Um dia em que era suposto o representante do PSD não ter citado Lenine, um pequeno defensor da ditadura das vanguardas pensantes do partido, apologista da revolução que hoje qualquer sociedade moderna dispensa. Não é assim que Aguiar ajuda a resolver o problema do desemprego, da inflação, do peso da dívida pública nem do valor do défice orçamental em Portugal. Alguém o enganou ou então foi a sua tremenda fome de protagonismo e a soberba do seu discurso que o traíram.
Mas o número de circo que Aguiar Branco representou, mediante uma análise mais fina, revela outras coisas para a relação política e os media. Já que durante muito tempo os políticos sonharam em domesticar e fazer dos jornais, estações de televisão e rádios os seus capachos, os seus auxiliares. E, nuns casos voluntários, noutros fazendo o frete, o que é facto é que muitos desses media (jornalistas), até por razões de dependência socioprofissional e de estatuto, lá foram fazendo o jeito aos agentes políticos – de que Aguiar Branco ontem deu uma má imagem para o sistema político e para a sociedade. Embora, actualmente muitos desses agentes políticos, e Sócrates também não está completamente imune a este tipo de práticas e de críticas, ainda que tenha atrás de si já obra feita, são esses mesmos media que podem provocar um efeito de boomerang no sistema político, e, nesse caso, as primeiras vítimas são precisamente os agentes políticos que faziam dos media seus capachos. Daí a relação entre políticos e media ser altamente sado-masoquista e de tipo esquizofrénico.

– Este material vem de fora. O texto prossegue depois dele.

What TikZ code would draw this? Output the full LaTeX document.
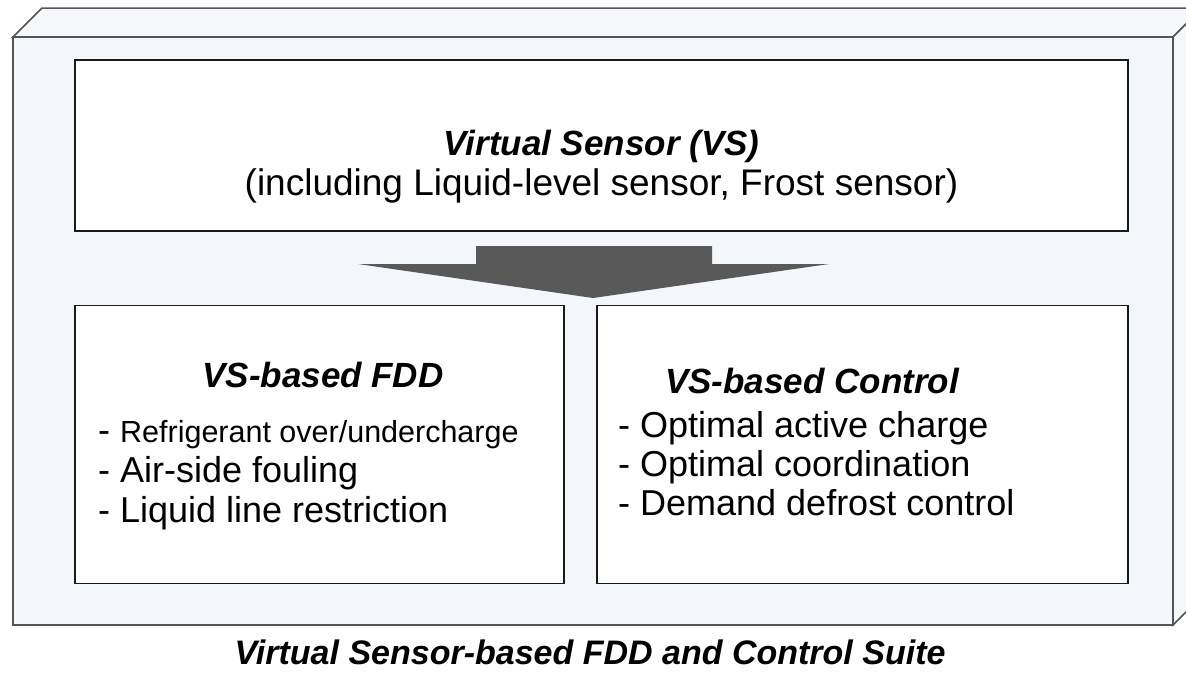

Estranha relação que une estes dois poderes, o político e os media: um oficial, ou outro informal; um tutelar e deliberativo; o outro opinativo, sugestivo e sensacionalista. Mas ambos, cada qual à sua maneira, como vimos reforçada pela comunicação sensacionalista de Aguiar Branco no dia 25 de Abril, recorrendo a teóricos e revolucionários da história do séc. XX a quem a evolução das sociedades ficou a dever o ideário revolucionário que hoje subverte a evolução gradualista das sociedades, contribuem para alimentar esse Estado-espectáculo que faz da política uma companhia de teatro e dos cidadãos meros espectadores alienados que é suposto baterem palmas perante tanta banalidade. Ouvir aquela tralha ideológia de um discípulo de Cunhal seria normal, agora de um social-democrata do séc. XXI?! Só por histrionismo político tantas vezes associado a desordens de personalidade...

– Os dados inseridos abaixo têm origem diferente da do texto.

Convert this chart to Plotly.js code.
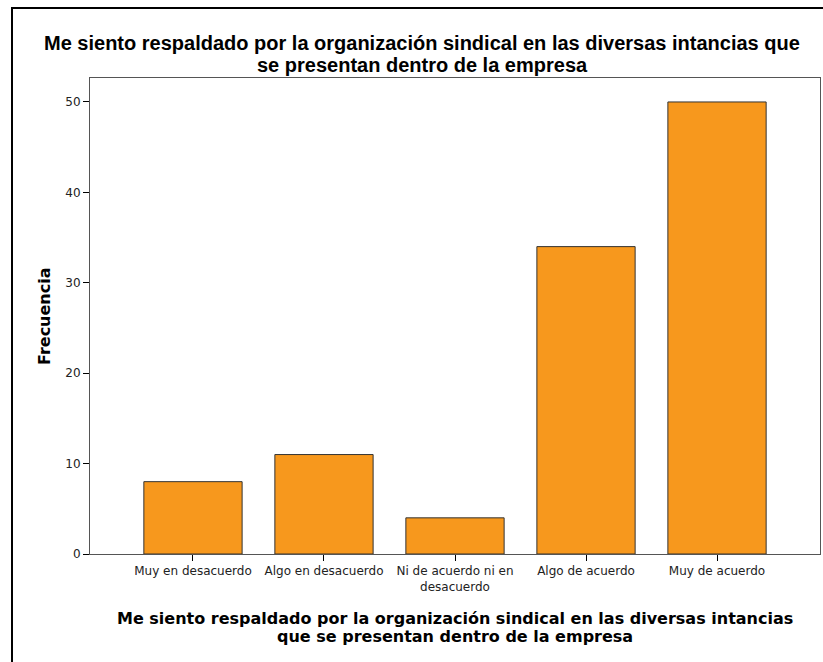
<!DOCTYPE html>
<html>
<head>
<meta charset="utf-8">
<script src="https://cdn.plot.ly/plotly-3.0.1.min.js"></script>
<style>
html,body{margin:0;padding:0;background:#fff;overflow:hidden;}
#frame{position:absolute;left:11px;top:7px;width:900px;height:900px;border:2px solid #000;box-sizing:border-box;}
#chart{position:absolute;left:0;top:0;width:823px;height:662px;}
</style>
</head>
<body>
<div id="frame"></div>
<div id="chart"></div>
<script>
const categories = ["Muy en desacuerdo", "Algo en desacuerdo", "Ni de acuerdo ni en<br>desacuerdo", "Algo de acuerdo", "Muy de acuerdo"];
const frecuencia = [8, 11, 4, 34, 50];
const yTicks = [0, 10, 20, 30, 40, 50];
const titleLines = ["Me siento respaldado por la organización sindical en las diversas intancias que", "se presentan dentro de la empresa"];
const xTitleLines = ["Me siento respaldado por la organización sindical en las diversas intancias", "que se presentan dentro de la empresa"];
const yTitle = "Frecuencia";

const trace = {
  type: 'bar',
  x: categories.map((c, i) => i),
  y: frecuencia,
  marker: {color: '#F7981D', line: {color: '#333333', width: 1}},
  hoverinfo: 'none'
};

const titleFont = {family: 'Liberation Sans, Arial, sans-serif', size: 20, color: '#000', weight: 'bold'};
const axTitleFont = {family: 'DejaVu Sans, sans-serif', size: 16, color: '#000', weight: 'bold'};
const tickFont = {family: 'DejaVu Sans, sans-serif', size: 12, color: '#222'};

const annotations = [
  {text: titleLines[0], xref: 'paper', yref: 'paper', x: 0.4548, y: 1.0735, xanchor: 'center', yanchor: 'middle', showarrow: false, font: titleFont},
  {text: titleLines[1], xref: 'paper', yref: 'paper', x: 0.4548, y: 1.0273, xanchor: 'center', yanchor: 'middle', showarrow: false, font: titleFont},
  {text: xTitleLines[0], xref: 'paper', yref: 'paper', x: 0.5, y: -0.1345, xanchor: 'center', yanchor: 'middle', showarrow: false, font: axTitleFont},
  {text: xTitleLines[1], xref: 'paper', yref: 'paper', x: 0.5, y: -0.1723, xanchor: 'center', yanchor: 'middle', showarrow: false, font: axTitleFont},
  {text: yTitle, xref: 'paper', yref: 'paper', x: -0.063, y: 0.5, xanchor: 'center', yanchor: 'middle', textangle: -90, showarrow: false, font: axTitleFont}
];

const layout = {
  width: 823, height: 662,
  paper_bgcolor: 'rgba(0,0,0,0)',
  plot_bgcolor: '#ffffff',
  margin: {l: 90, r: 3, t: 78, b: 108},
  showlegend: false,
  bargap: 0.25,
  annotations: annotations,
  xaxis: {
    range: [-0.786, 4.786],
    tickmode: 'array',
    tickvals: categories.map((c, i) => i),
    ticktext: categories,
    ticks: 'outside', ticklen: 6, tickcolor: '#000', tickwidth: 1,
    showgrid: false, zeroline: false,
    showline: true, linecolor: '#555', linewidth: 1, mirror: true,
    tickfont: tickFont
  },
  yaxis: {
    range: [0, 52.65],
    tickmode: 'array',
    tickvals: yTicks,
    ticktext: yTicks.map(String),
    ticks: 'outside', ticklen: 6, tickcolor: '#000', tickwidth: 1,
    showgrid: false, zeroline: false,
    showline: true, linecolor: '#555', linewidth: 1, mirror: true,
    tickfont: tickFont
  }
};

Plotly.newPlot('chart', [trace], layout, {displayModeBar: false, staticPlot: true});
</script>
</body>
</html>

Aguiar Branco, para agradar ao seu novel líder e subir na sua consideração, foi um dos piores promotores dessa concepção espectacular da política, nem que, para o efeito, tivesse de conceber um discurso-choque, como a publicidade da Benetton.
Só que essa obediência à sedução da mensagem sem nada dizer à economia e à sociedade, só provoca dependência, sound-bites, alienação. E em função das circunstâncias, da postura e dos temperamentos, aquele tipo de discursos apenas subverte ainda mais a tentativa que hoje, malgré tout, alguns, poucos políticos mais sérios, procuram desenvolver a fim de devolver alguma normalidade à relação sempre estranha entre políticos e media. É este tipo de práticas discursivas que funciona como ervas daninhas para a democracia representativa que importa evitar.
Pois foi dessa relação patológica entre a política e os media, que vivem em simbiose um com o outro, que nasceram dois axiomas que modelaram a vida pública moderna: a opinião pública, resultado da comunicação e que mudou a natureza da política, nem sempre para melhor, como ilustra o discurso de Branco; conferindo aos media a possibilidade de alterar, de facto, a natureza da própria política, seja enquanto arte, seja enquanto techné.
Sem se dar conta, talvez perseguido pela necessidade de reconstruir a auto-estima perdida na sequência da sua maior derrota política interna, Aguiar Branco acabou por contribuir para alimentar aquela relação perversa entre política e media, que vive de sound-bites, de alguma inovação discursiva mas sem resultado prático na construção de políticas públicas de que depende a melhoria das condições de vida dos portugueses.
Numa palavra: o derrotado interno do PSD contribuiu para valorizar esse duelo desigual entre os media e a política, e isso não é tanto responsabilidade destes, mas subproduto de um descontrolo emocional e dum narcisismo que a massa dos indicadores sociais e económicos em Portugal jamais deveria suportar. Até porque daqui à demagogia é um passo, além de que a ilusão e a mentira política também são reforçadas com este tipo de hiper-representações no espaço público que os portugueses dispensariam, especialmente no Dia de comemoração da Liberdade.